Records from a dataset:
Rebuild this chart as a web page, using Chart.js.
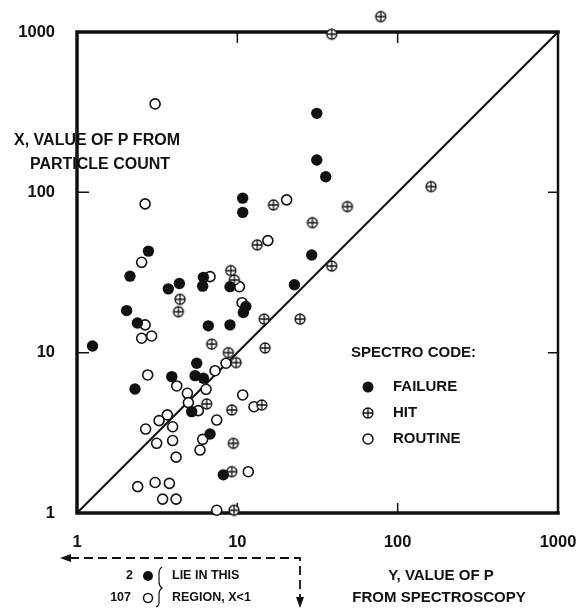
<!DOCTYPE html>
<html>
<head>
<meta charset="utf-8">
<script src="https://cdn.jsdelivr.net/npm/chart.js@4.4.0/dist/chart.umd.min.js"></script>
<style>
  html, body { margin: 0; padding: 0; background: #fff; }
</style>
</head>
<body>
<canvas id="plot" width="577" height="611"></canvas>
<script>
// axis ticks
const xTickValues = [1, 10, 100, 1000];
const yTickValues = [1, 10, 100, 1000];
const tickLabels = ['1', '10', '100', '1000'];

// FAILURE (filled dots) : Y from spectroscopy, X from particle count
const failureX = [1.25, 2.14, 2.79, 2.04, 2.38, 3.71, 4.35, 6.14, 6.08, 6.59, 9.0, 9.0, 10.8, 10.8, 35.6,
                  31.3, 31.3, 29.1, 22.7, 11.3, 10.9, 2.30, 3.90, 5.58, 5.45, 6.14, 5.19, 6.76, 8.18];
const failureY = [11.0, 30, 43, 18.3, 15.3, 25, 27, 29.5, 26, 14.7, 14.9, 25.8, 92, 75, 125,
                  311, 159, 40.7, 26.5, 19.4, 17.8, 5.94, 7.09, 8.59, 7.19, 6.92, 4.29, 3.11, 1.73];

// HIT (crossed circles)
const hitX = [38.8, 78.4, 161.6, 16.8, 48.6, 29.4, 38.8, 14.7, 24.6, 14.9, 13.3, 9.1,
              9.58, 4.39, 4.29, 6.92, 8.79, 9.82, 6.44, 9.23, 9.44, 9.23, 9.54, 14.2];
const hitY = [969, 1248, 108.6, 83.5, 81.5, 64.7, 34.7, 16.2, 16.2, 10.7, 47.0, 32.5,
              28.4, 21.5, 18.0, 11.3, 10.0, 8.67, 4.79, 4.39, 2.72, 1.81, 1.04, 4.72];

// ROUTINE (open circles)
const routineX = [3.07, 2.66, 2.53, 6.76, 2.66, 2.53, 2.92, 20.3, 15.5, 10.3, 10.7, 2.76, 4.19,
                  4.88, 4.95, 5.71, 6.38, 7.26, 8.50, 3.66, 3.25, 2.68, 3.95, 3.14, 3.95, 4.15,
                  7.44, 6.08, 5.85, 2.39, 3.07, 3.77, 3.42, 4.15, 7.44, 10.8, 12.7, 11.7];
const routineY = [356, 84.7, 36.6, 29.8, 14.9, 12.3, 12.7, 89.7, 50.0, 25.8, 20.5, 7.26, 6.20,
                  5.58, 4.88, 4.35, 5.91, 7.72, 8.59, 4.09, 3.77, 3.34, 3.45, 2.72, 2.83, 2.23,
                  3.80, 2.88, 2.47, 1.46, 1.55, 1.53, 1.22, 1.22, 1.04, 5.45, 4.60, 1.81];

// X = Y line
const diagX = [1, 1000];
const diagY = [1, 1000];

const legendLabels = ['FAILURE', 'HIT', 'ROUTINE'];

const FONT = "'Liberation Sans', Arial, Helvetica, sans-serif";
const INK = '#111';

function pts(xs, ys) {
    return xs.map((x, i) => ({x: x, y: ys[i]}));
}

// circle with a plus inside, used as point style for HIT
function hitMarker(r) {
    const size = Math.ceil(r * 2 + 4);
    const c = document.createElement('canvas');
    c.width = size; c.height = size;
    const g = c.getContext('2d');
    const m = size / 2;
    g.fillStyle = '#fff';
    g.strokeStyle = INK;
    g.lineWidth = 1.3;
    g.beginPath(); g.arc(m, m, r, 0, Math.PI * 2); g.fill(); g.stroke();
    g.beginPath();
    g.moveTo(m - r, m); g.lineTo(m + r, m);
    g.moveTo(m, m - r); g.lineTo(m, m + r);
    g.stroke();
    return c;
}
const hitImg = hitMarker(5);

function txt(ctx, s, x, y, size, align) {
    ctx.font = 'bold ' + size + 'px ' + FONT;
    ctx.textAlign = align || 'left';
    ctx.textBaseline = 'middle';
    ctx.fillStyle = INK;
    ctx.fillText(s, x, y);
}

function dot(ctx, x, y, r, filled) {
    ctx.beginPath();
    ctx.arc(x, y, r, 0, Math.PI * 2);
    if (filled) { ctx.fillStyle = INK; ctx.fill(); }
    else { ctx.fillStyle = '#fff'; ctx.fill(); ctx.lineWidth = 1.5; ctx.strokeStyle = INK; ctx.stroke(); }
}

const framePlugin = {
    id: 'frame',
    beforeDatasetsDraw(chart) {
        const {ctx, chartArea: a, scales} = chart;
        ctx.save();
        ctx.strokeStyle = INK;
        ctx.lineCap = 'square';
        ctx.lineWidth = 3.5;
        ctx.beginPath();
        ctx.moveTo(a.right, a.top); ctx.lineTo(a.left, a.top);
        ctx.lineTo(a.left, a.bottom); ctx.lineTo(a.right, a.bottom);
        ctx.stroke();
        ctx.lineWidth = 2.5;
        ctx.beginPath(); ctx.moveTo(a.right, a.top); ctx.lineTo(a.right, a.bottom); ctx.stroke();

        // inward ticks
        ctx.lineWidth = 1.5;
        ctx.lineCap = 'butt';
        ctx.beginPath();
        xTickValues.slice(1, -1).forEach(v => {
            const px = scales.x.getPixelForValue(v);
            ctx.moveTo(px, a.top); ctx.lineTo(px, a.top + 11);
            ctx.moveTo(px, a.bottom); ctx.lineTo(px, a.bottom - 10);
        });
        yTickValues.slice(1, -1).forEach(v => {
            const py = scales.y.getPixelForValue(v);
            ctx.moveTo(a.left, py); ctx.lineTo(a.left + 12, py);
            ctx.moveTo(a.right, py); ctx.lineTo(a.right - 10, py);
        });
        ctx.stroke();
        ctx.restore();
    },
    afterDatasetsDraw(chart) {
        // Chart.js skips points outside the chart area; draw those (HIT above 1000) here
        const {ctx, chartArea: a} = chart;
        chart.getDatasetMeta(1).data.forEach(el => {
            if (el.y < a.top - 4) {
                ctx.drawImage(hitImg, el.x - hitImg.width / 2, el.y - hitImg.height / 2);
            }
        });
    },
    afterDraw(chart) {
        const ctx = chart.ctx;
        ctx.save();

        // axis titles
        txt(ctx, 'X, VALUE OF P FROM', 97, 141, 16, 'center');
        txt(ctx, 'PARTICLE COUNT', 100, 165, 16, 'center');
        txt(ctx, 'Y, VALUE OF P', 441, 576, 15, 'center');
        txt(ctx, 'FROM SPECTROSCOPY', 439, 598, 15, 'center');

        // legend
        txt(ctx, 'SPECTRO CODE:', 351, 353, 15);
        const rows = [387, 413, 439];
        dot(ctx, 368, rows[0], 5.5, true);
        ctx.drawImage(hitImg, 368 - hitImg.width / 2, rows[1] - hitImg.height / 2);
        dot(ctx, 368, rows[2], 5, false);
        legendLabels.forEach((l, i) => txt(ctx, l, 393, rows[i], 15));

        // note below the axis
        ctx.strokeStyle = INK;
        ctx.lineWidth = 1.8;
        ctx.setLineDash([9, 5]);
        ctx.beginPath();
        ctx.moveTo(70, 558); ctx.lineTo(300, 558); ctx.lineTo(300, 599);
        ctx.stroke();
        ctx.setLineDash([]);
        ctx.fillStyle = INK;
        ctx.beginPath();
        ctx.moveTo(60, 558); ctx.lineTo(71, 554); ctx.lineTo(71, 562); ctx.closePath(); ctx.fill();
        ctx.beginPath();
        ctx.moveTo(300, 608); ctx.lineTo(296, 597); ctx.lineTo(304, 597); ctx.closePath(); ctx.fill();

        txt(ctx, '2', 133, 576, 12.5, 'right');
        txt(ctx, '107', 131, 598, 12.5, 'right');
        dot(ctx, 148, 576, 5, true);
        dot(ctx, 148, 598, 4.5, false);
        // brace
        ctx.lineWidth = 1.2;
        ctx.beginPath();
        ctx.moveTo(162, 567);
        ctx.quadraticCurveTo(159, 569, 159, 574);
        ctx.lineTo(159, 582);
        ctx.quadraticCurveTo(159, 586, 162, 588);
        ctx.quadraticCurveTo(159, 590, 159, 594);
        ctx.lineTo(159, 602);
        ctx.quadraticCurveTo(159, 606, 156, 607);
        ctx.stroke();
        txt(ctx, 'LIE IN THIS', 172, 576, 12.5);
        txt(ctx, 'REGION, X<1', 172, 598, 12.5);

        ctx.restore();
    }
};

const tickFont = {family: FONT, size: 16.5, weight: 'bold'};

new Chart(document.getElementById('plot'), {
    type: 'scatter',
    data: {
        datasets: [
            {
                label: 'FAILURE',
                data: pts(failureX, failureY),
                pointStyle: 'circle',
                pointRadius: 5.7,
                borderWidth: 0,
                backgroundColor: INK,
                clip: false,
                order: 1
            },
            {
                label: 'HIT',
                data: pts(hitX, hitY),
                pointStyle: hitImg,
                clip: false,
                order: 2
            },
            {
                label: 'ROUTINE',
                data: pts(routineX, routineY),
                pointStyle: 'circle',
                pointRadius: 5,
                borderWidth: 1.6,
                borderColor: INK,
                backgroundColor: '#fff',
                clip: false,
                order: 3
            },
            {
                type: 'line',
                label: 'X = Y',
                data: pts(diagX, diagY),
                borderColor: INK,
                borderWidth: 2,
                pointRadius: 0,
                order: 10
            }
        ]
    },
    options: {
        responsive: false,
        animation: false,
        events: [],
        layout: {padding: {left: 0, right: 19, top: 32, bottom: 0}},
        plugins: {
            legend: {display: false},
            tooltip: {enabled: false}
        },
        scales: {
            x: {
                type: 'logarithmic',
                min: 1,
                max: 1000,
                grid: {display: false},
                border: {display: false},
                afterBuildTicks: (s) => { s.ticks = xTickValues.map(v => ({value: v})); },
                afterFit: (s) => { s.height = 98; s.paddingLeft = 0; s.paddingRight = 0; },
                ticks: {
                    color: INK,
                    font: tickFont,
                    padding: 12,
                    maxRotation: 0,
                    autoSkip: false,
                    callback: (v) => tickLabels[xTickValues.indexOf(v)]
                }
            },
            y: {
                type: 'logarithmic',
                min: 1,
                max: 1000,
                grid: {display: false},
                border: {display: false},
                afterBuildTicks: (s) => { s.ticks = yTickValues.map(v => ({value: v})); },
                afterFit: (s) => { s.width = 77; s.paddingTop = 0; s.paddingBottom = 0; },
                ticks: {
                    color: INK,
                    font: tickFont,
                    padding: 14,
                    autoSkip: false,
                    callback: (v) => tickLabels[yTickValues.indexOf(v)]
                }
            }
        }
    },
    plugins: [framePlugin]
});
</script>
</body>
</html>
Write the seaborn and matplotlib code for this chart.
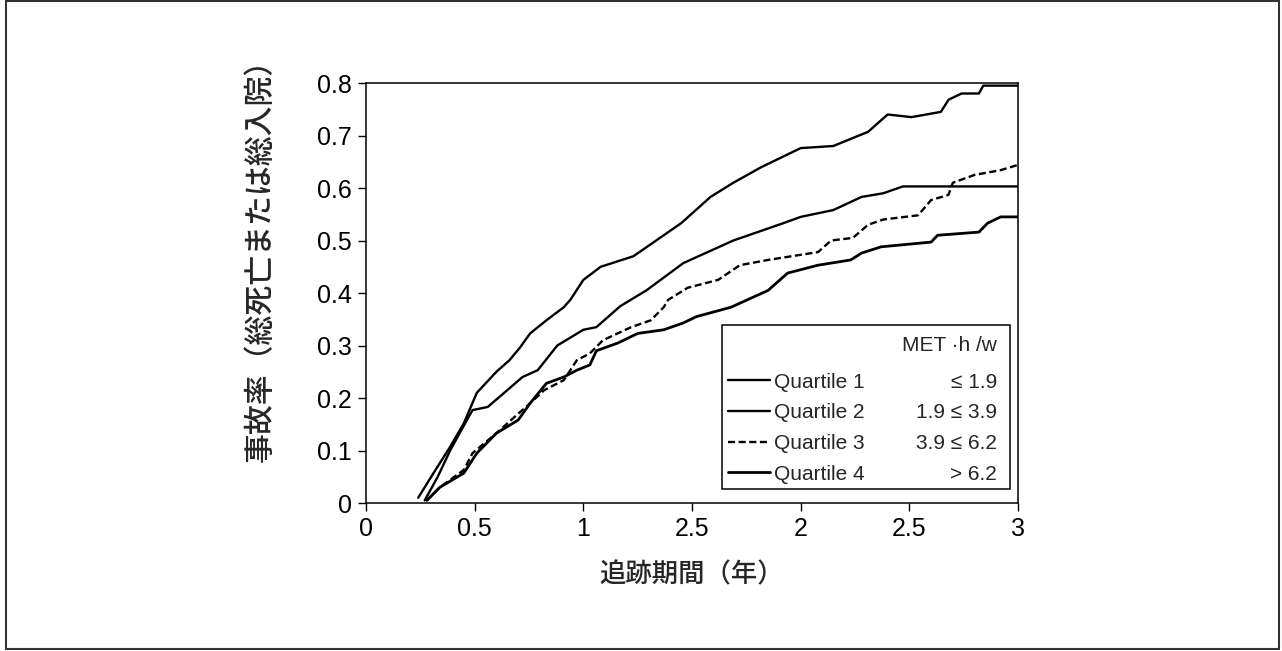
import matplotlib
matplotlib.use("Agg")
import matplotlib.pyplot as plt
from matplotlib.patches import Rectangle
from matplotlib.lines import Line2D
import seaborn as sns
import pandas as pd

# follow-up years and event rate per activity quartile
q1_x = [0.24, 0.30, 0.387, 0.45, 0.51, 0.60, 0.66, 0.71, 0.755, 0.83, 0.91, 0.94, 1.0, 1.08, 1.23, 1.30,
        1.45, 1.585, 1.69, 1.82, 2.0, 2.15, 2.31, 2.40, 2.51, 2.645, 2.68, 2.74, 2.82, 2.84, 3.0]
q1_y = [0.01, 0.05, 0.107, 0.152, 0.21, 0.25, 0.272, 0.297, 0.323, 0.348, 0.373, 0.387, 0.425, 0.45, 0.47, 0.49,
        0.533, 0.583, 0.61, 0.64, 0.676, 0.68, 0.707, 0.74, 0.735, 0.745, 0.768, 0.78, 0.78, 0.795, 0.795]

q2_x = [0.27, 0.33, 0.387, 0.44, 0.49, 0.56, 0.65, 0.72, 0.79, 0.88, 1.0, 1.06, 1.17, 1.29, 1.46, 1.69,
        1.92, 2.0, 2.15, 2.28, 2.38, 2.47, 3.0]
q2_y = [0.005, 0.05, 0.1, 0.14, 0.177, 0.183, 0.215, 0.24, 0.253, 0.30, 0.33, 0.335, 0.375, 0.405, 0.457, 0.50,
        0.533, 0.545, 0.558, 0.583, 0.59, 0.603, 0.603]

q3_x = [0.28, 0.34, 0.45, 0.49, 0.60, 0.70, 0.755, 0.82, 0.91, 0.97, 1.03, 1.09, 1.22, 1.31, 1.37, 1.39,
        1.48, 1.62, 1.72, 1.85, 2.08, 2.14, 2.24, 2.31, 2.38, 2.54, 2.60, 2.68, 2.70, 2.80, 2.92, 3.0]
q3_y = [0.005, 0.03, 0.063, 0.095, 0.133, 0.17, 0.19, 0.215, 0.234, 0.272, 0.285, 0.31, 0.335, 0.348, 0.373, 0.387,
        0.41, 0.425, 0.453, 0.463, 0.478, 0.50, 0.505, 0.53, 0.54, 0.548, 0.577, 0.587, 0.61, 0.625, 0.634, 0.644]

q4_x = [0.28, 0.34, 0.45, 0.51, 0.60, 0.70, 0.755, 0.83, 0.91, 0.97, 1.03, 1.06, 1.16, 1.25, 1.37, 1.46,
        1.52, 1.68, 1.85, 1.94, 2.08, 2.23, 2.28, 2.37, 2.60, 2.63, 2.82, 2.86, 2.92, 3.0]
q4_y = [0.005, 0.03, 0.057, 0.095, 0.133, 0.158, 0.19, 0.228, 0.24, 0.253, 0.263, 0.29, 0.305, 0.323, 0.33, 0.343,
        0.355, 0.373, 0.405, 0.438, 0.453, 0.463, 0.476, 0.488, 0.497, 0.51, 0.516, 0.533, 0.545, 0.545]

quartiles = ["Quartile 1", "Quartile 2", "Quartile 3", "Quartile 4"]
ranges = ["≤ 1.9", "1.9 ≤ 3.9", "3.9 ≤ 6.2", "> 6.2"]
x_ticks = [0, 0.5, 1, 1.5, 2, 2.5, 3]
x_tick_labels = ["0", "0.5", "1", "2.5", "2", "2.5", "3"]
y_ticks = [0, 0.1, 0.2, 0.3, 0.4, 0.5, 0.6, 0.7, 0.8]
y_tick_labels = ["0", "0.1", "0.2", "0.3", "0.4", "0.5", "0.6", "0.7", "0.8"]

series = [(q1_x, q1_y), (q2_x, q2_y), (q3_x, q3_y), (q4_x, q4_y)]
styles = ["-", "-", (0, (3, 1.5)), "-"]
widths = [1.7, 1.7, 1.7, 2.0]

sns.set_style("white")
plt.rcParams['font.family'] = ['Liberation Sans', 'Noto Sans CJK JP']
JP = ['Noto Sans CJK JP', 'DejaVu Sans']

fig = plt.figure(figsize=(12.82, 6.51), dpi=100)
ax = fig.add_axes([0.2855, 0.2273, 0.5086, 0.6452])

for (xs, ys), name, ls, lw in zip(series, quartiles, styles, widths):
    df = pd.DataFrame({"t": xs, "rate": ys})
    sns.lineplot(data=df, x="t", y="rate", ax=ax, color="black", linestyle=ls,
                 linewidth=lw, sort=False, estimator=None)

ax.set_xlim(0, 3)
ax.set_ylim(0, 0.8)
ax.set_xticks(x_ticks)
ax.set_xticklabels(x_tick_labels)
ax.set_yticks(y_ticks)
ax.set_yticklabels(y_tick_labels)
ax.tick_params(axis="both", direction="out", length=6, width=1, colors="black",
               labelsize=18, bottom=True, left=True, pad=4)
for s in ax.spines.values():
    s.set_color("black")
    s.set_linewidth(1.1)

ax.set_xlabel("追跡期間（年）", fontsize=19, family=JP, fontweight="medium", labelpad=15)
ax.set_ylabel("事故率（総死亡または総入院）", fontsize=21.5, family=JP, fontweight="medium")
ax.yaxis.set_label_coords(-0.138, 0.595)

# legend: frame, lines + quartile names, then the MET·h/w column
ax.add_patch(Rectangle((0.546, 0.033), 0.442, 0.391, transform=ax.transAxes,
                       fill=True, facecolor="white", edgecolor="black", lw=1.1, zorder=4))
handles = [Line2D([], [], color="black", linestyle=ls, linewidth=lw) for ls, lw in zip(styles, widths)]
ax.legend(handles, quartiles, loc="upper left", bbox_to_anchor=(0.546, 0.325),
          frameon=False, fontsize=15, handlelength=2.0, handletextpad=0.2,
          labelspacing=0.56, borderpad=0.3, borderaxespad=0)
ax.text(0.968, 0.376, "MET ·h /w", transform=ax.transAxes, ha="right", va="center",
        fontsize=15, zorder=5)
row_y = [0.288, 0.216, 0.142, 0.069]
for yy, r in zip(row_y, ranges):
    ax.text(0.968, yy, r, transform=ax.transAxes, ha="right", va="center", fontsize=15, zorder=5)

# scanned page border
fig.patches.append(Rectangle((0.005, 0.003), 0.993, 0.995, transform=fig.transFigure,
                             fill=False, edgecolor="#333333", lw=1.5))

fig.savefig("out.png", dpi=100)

WHAT YOU HAVE TO DO: Exactly reproduce the run of lines from the start of the listing through the line with "const diagY = [1, 1000];", inclusive; pictures are not copied.

SOLUTION TO THIS EXERCISE:
Rebuild this chart as a web page, using Chart.js.
<!DOCTYPE html>
<html>
<head>
<meta charset="utf-8">
<script src="https://cdn.jsdelivr.net/npm/chart.js@4.4.0/dist/chart.umd.min.js"></script>
<style>
  html, body { margin: 0; padding: 0; background: #fff; }
</style>
</head>
<body>
<canvas id="plot" width="577" height="611"></canvas>
<script>
// axis ticks
const xTickValues = [1, 10, 100, 1000];
const yTickValues = [1, 10, 100, 1000];
const tickLabels = ['1', '10', '100', '1000'];

// FAILURE (filled dots) : Y from spectroscopy, X from particle count
const failureX = [1.25, 2.14, 2.79, 2.04, 2.38, 3.71, 4.35, 6.14, 6.08, 6.59, 9.0, 9.0, 10.8, 10.8, 35.6,
                  31.3, 31.3, 29.1, 22.7, 11.3, 10.9, 2.30, 3.90, 5.58, 5.45, 6.14, 5.19, 6.76, 8.18];
const failureY = [11.0, 30, 43, 18.3, 15.3, 25, 27, 29.5, 26, 14.7, 14.9, 25.8, 92, 75, 125,
                  311, 159, 40.7, 26.5, 19.4, 17.8, 5.94, 7.09, 8.59, 7.19, 6.92, 4.29, 3.11, 1.73];

// HIT (crossed circles)
const hitX = [38.8, 78.4, 161.6, 16.8, 48.6, 29.4, 38.8, 14.7, 24.6, 14.9, 13.3, 9.1,
              9.58, 4.39, 4.29, 6.92, 8.79, 9.82, 6.44, 9.23, 9.44, 9.23, 9.54, 14.2];
const hitY = [969, 1248, 108.6, 83.5, 81.5, 64.7, 34.7, 16.2, 16.2, 10.7, 47.0, 32.5,
              28.4, 21.5, 18.0, 11.3, 10.0, 8.67, 4.79, 4.39, 2.72, 1.81, 1.04, 4.72];

// ROUTINE (open circles)
const routineX = [3.07, 2.66, 2.53, 6.76, 2.66, 2.53, 2.92, 20.3, 15.5, 10.3, 10.7, 2.76, 4.19,
                  4.88, 4.95, 5.71, 6.38, 7.26, 8.50, 3.66, 3.25, 2.68, 3.95, 3.14, 3.95, 4.15,
                  7.44, 6.08, 5.85, 2.39, 3.07, 3.77, 3.42, 4.15, 7.44, 10.8, 12.7, 11.7];
const routineY = [356, 84.7, 36.6, 29.8, 14.9, 12.3, 12.7, 89.7, 50.0, 25.8, 20.5, 7.26, 6.20,
                  5.58, 4.88, 4.35, 5.91, 7.72, 8.59, 4.09, 3.77, 3.34, 3.45, 2.72, 2.83, 2.23,
                  3.80, 2.88, 2.47, 1.46, 1.55, 1.53, 1.22, 1.22, 1.04, 5.45, 4.60, 1.81];

// X = Y line
const diagX = [1, 1000];
const diagY = [1, 1000];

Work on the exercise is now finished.